| Dataset records |
* * *

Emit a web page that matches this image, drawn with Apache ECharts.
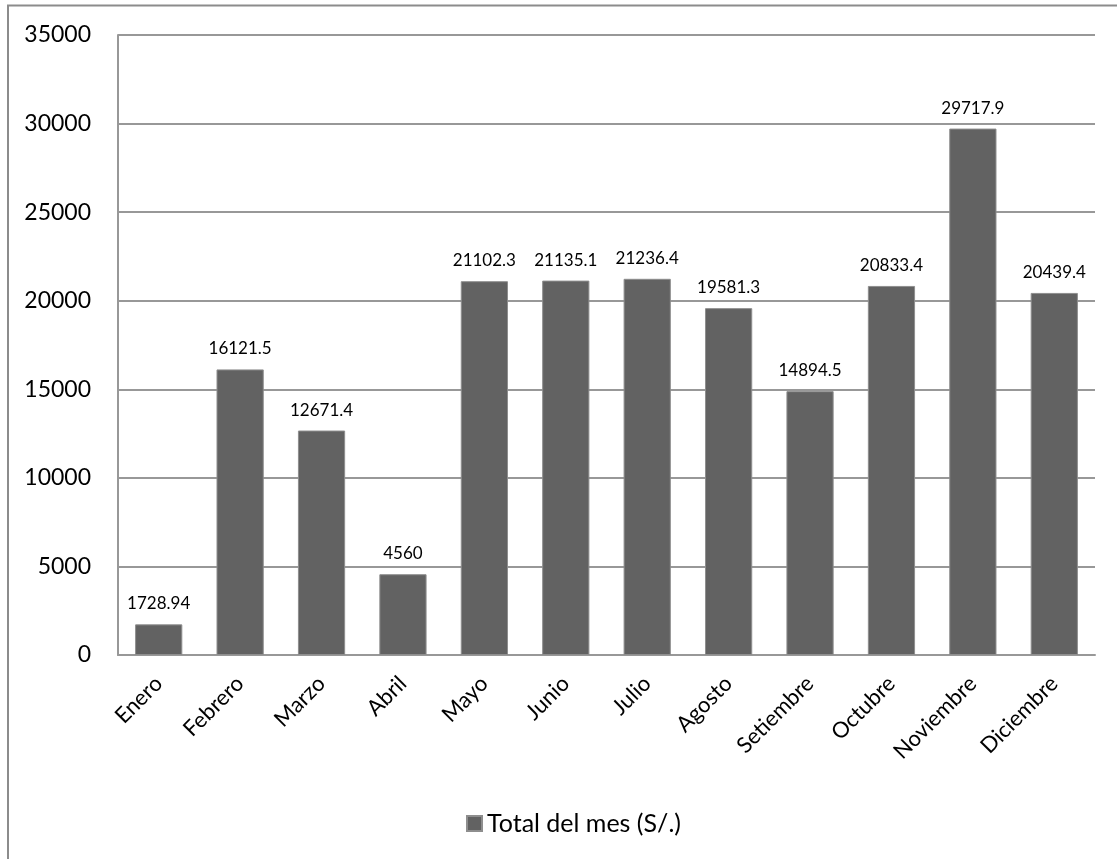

* * *

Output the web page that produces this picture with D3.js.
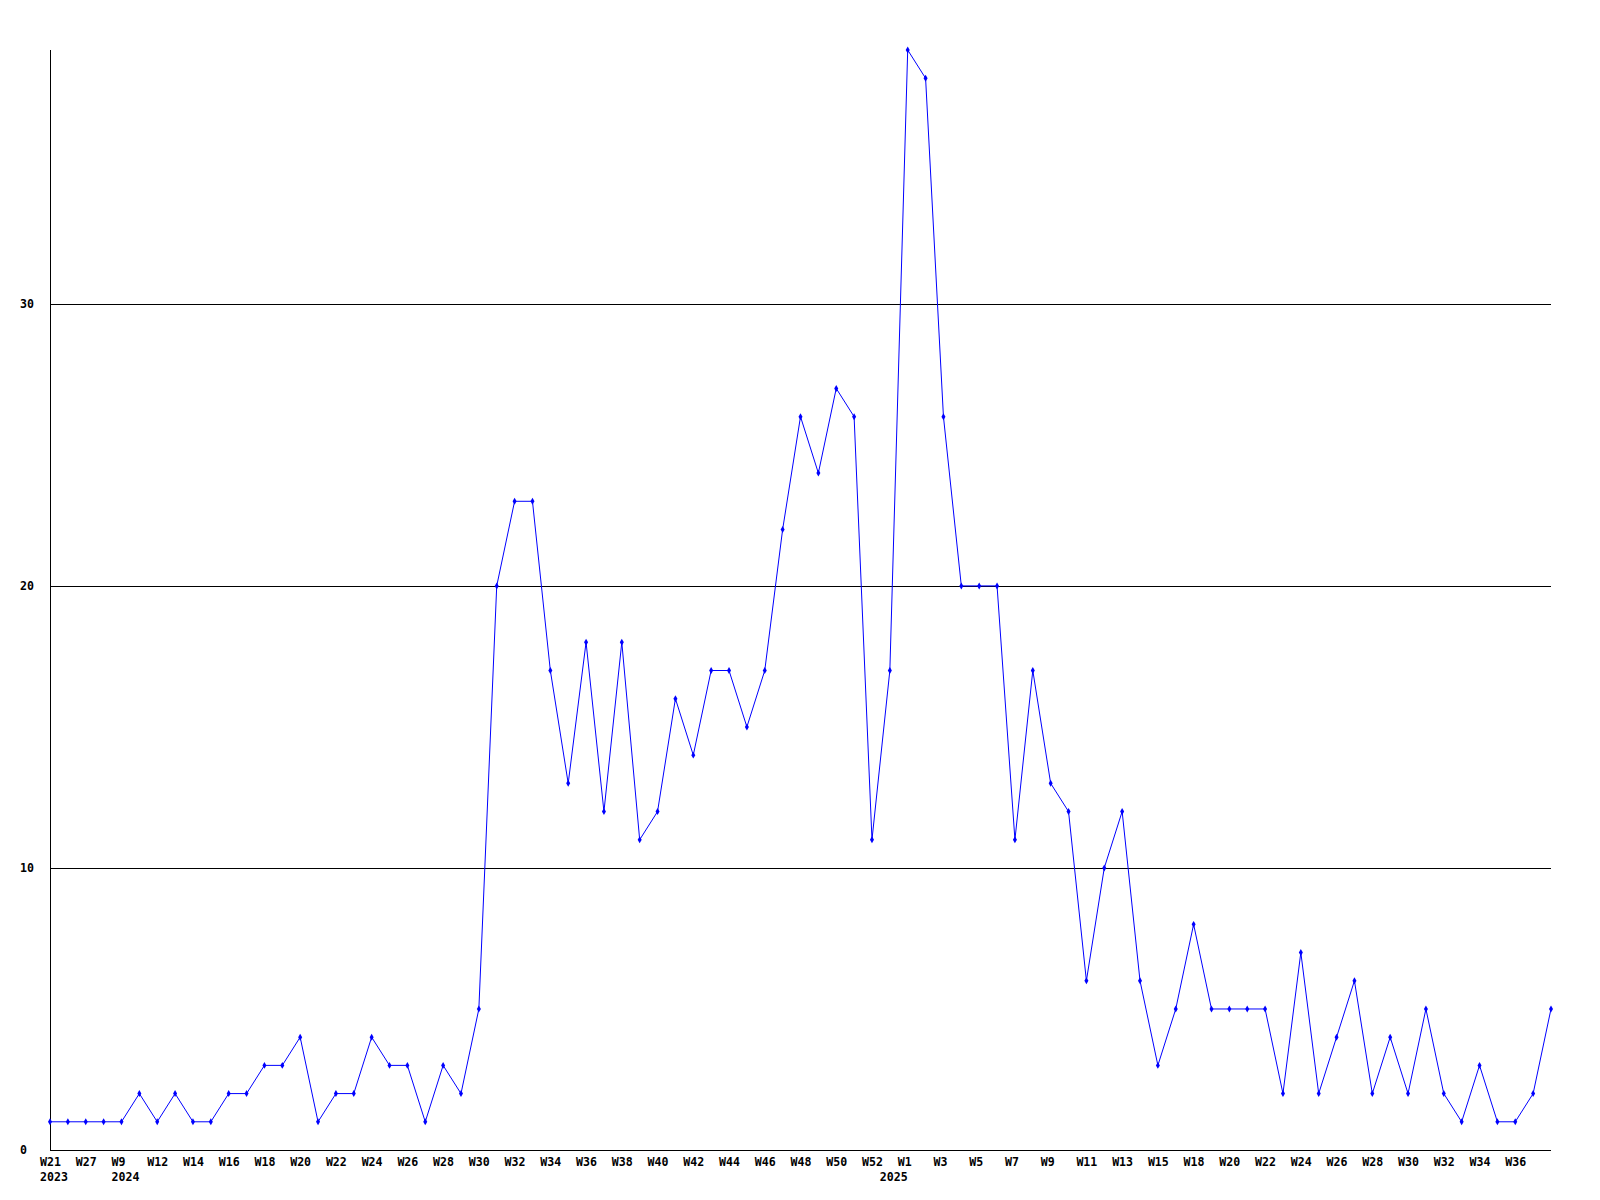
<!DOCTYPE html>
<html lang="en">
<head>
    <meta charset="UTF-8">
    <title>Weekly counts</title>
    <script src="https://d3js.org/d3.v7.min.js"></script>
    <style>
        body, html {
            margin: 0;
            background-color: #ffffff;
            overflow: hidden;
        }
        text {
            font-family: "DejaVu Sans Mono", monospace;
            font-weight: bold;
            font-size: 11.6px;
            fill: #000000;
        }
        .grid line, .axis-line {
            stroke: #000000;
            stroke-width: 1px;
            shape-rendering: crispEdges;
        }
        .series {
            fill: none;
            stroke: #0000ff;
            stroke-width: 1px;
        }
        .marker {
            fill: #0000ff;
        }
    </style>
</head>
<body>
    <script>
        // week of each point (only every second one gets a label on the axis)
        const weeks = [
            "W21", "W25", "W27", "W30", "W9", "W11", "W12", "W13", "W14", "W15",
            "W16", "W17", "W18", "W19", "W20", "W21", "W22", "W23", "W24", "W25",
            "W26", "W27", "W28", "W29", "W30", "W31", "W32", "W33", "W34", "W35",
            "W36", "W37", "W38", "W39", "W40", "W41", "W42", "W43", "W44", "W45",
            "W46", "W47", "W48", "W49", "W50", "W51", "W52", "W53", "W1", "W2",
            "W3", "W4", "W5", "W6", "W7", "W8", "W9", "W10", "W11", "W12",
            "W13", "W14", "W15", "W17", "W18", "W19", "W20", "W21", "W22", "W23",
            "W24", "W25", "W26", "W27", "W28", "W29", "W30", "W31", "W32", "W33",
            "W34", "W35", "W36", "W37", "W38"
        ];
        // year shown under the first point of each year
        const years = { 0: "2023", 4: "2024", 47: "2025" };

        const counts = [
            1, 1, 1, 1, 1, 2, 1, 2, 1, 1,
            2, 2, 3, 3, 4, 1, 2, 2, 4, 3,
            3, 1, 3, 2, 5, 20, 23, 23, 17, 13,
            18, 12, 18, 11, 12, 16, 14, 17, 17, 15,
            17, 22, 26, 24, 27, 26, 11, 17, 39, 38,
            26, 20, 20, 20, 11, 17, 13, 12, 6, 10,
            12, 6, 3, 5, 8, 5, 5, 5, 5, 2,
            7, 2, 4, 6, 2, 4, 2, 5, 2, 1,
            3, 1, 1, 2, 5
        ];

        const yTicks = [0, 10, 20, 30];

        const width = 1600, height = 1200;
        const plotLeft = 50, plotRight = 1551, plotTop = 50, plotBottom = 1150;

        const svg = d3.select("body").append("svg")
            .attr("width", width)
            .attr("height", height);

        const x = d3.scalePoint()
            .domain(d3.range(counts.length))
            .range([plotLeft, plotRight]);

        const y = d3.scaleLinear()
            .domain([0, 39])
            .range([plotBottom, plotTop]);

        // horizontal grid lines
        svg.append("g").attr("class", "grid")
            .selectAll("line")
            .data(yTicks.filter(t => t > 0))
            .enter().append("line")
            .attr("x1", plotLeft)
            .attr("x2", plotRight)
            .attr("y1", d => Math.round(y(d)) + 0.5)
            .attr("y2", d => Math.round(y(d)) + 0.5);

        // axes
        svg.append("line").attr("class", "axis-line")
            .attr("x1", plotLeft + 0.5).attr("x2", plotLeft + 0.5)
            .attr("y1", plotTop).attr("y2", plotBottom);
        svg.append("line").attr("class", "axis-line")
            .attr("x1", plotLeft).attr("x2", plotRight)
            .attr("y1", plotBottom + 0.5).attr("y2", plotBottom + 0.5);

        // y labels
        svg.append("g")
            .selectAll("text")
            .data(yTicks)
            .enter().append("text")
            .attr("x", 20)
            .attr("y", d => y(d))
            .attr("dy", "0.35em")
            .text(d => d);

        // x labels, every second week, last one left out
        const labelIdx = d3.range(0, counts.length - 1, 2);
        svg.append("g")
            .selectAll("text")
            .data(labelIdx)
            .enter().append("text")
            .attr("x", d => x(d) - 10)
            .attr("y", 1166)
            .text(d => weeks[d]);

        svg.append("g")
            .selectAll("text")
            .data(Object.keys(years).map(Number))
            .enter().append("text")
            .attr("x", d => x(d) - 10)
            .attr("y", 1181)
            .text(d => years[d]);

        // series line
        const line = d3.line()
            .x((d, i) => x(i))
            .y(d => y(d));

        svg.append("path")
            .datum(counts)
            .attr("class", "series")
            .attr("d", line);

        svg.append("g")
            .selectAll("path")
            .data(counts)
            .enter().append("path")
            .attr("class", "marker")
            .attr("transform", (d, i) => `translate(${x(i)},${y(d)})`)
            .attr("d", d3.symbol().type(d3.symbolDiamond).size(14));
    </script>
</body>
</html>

* * *

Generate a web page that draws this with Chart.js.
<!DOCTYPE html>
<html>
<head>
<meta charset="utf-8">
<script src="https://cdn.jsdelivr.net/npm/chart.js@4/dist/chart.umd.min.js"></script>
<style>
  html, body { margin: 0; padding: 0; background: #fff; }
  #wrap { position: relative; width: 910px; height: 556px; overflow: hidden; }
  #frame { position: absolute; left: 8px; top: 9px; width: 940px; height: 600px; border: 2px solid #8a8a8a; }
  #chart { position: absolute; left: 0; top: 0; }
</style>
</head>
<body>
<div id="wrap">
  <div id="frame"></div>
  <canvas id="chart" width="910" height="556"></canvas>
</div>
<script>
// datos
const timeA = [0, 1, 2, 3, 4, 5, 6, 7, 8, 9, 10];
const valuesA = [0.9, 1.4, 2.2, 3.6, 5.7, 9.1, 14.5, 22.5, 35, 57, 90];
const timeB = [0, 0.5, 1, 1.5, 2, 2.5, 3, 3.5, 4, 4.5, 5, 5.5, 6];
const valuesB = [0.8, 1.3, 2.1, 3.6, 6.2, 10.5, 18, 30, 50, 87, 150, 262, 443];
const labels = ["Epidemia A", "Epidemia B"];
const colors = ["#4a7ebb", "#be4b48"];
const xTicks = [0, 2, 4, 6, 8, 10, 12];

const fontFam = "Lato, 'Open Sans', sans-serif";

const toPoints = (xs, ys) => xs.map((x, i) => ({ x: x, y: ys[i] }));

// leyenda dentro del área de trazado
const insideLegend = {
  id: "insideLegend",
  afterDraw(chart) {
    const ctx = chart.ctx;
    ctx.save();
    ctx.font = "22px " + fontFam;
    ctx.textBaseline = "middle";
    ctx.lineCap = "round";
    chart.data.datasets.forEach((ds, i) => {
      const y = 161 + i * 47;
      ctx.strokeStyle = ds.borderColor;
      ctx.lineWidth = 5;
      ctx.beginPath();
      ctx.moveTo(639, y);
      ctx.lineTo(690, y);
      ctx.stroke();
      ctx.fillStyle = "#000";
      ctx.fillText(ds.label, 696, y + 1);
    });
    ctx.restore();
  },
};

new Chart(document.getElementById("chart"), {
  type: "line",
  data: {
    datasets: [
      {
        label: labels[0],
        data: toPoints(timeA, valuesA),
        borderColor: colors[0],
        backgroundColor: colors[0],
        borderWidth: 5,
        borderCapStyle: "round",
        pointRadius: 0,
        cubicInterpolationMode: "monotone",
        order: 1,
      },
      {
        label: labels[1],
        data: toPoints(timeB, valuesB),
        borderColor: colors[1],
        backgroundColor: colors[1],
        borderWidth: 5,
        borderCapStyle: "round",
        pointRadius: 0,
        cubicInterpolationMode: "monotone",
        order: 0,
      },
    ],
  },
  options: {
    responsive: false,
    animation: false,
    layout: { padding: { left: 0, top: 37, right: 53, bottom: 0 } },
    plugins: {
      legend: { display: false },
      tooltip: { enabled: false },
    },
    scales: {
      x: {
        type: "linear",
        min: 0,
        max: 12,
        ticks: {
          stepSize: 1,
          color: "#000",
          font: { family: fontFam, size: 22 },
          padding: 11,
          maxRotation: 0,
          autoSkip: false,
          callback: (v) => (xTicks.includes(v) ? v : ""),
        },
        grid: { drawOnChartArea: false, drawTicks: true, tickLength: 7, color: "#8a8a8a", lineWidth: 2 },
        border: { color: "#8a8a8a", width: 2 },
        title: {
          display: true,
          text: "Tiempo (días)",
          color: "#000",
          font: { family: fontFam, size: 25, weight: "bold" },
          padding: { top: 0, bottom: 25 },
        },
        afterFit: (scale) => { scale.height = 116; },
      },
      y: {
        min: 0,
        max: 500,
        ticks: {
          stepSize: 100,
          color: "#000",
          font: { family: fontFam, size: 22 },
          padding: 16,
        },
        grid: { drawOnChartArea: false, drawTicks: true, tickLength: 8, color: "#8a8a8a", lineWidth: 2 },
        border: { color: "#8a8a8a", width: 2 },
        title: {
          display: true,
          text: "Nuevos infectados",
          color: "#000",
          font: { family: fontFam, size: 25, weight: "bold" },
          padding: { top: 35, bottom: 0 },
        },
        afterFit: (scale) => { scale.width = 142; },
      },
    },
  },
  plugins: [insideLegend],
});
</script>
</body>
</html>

* * *

Give back, word for word, each line from the one containing "Generate a web" down to the one containing "const toPoints = (xs, ys)", including those two lines.

Generate a web page that draws this with Chart.js.
<!DOCTYPE html>
<html>
<head>
<meta charset="utf-8">
<script src="https://cdn.jsdelivr.net/npm/chart.js@4/dist/chart.umd.min.js"></script>
<style>
  html, body { margin: 0; padding: 0; background: #fff; }
  #wrap { position: relative; width: 910px; height: 556px; overflow: hidden; }
  #frame { position: absolute; left: 8px; top: 9px; width: 940px; height: 600px; border: 2px solid #8a8a8a; }
  #chart { position: absolute; left: 0; top: 0; }
</style>
</head>
<body>
<div id="wrap">
  <div id="frame"></div>
  <canvas id="chart" width="910" height="556"></canvas>
</div>
<script>
// datos
const timeA = [0, 1, 2, 3, 4, 5, 6, 7, 8, 9, 10];
const valuesA = [0.9, 1.4, 2.2, 3.6, 5.7, 9.1, 14.5, 22.5, 35, 57, 90];
const timeB = [0, 0.5, 1, 1.5, 2, 2.5, 3, 3.5, 4, 4.5, 5, 5.5, 6];
const valuesB = [0.8, 1.3, 2.1, 3.6, 6.2, 10.5, 18, 30, 50, 87, 150, 262, 443];
const labels = ["Epidemia A", "Epidemia B"];
const colors = ["#4a7ebb", "#be4b48"];
const xTicks = [0, 2, 4, 6, 8, 10, 12];

const fontFam = "Lato, 'Open Sans', sans-serif";

const toPoints = (xs, ys) => xs.map((x, i) => ({ x: x, y: ys[i] }));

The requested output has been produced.